If left untended, trees and hedges, in particular Leylandii, can easily get out of control. We are able to deal with complaints about high hedges under the Anti-Social Behaviour Act 2003.
Which hedges count?
- The hedge must compromise wholly, or predominantly of two or more evergreen or semi-evergreen trees or shrubs in a line. We cannot deal with complaints about single trees or deciduous (non-evergreen) or issues surrounding the roots from trees;
- The hedge/trees must be over two metres in height from ground level;
- The hedge acts in some way as a barrier to light to the main habitable rooms of a property or access;
- Because of its height, the hedge adversely affects the complainant's reasonable enjoyment of their domestic property.
Ideally, the dispute would be resolved amicably between neighbours, without timely and costly intervention by us. For more advice on settling disputes, please visit the Gov.uk website. However, if the parties are unable to resolve the dispute between themselves, an official complaint can be made to us.
Make a complaint
Before you fill out the complaint form, please read the letter and guidance notes:
Covering letter, complaint form and guidance notes (PDF 411KB)
How do we deal with the complaint?
After a complaint is made to us in writing, stating the reasons as to why a hedge is thought to be too high, we will then assess whether it is a case we can deal with. If so, then a copy of the complaint will be sent to the person responsible for the hedge, asking for their comments on the case.
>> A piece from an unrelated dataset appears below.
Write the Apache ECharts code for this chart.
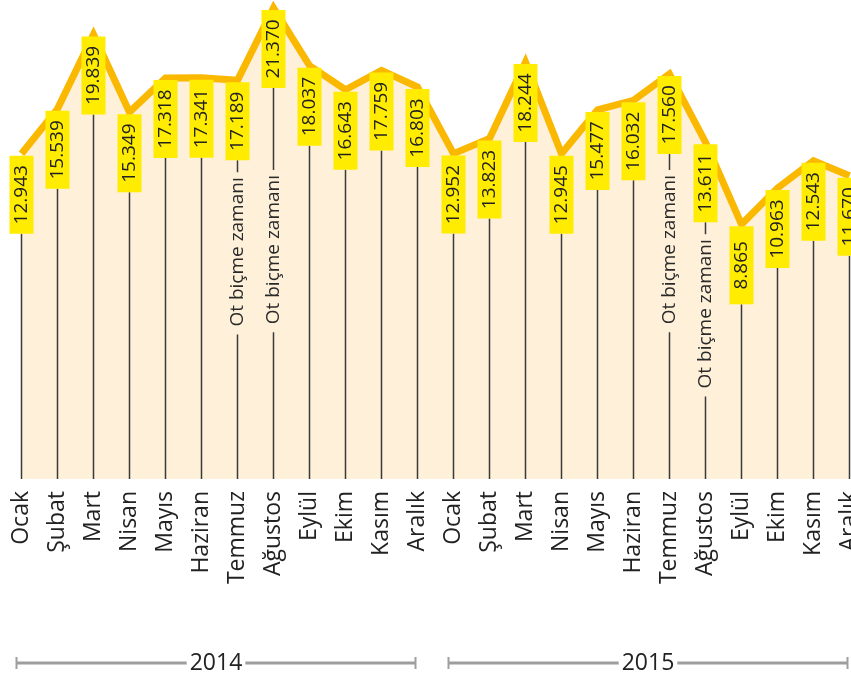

All parties are given copies of all correspondence so that the process remains transparent throughout.
Once all comments have been received, we will normally send an officer to check the hedge, to measure its height and gather other information. We alone make the decision as to whether the hedge is causing an adverse affect to the complainant, and will decide what action should be taken to overcome the problem. Alternatively, we may decide that no action is necessary.
What action can we take?
If action is to be taken, we will issue a 'remedial notice'. This is a formal notice to the person responsible for the hedge and may require the hedge to be reduced in height. Remedies may include long-term maintenance of the hedge at a lower height.
What will it cost?
We charge £500 to process a high hedge complaint.
A fee is payable because:
- it encourages people to try to settle disputes amicably
- it helps to ensure that complaints are genuine
- in a public consultation about high hedges, most people thought it was fair that the person making the complaint should pay something for the council to intervene in their hedge dispute.
Both the hedge owner and the complainant can appeal against our decision. They have 28 days in which to do so. The notice will usually be suspended whilst the appeal is in process.
It is an offence not to comply with a remedial notice. If your neighbour fails to reduce their hedge height in the time specified, they could be prosecuted and fined up to £1,000. Alternatively, we have the authority to take direct action and recover the cost from the hedge owner.